Filed under: Thoughts and Rants — Tom B @ 9:25 am

So, good old EA has cut its workforce by 5%. Earnings are down and what’s a responsible manager to do? Cut executive salaries and bonuses…not likely! But then, that is the way of big business. I found it interesting to note that on the quarterly conference call yesterday that the opening of a China studio is in play. So, is this EA following up on their threat to move jobs off shore because of some of the class action employee suits filed against them in California…possible. But any major publisher/developer who is not looking as China as both a production base and market, especially for wireless games, is already missing the boat. Though I suspect that the location of the layoffs may have been influenced by the law suits and the more employee biased laws in California when compared to other area of the country like Texas and Florida.
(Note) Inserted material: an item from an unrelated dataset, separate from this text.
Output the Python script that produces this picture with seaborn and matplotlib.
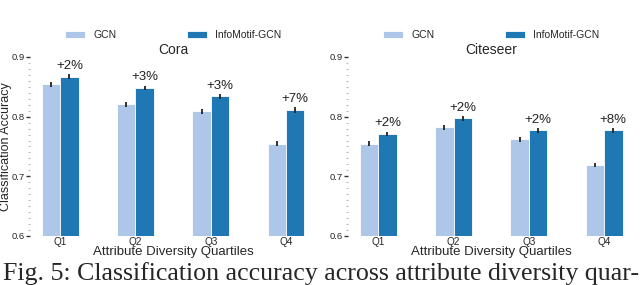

But we’ll probably never know for sure.

I guess they had to do something…after all they were already targeted with a class action shareholder law suit. And EA profits were down 31% so they clearly missed their projected profits for the last quarter of 2005. As they say - shit runs downhill…sad, but true. But the next time we hear an EA executive claim that their employee practices are based on the culture of the game development industry as a whole, it should be taken with a grain of salt. EA is not a typical developer that can say that sort of thing any more. EA is a solid member of the publicly traded corporate structure and they was they treat their employees has nothing to to with the industry culture, only their own.

As for the individuals who are laid off…I wish them well and urge them to consider gathering what resources and entrepreneurial courage they have and consider taking a shot. Digital distribtuon and the growing market for small games and casual games. Not the great opus one has in mind, but a great way to get started. Also the application of game based technologies and techniques outside of the entertainment sector fo advertising, corporate training, education and simulation. Not as glamorous, but a solid way to build a studio. Remember, you have to build a great studio before you can build a great game!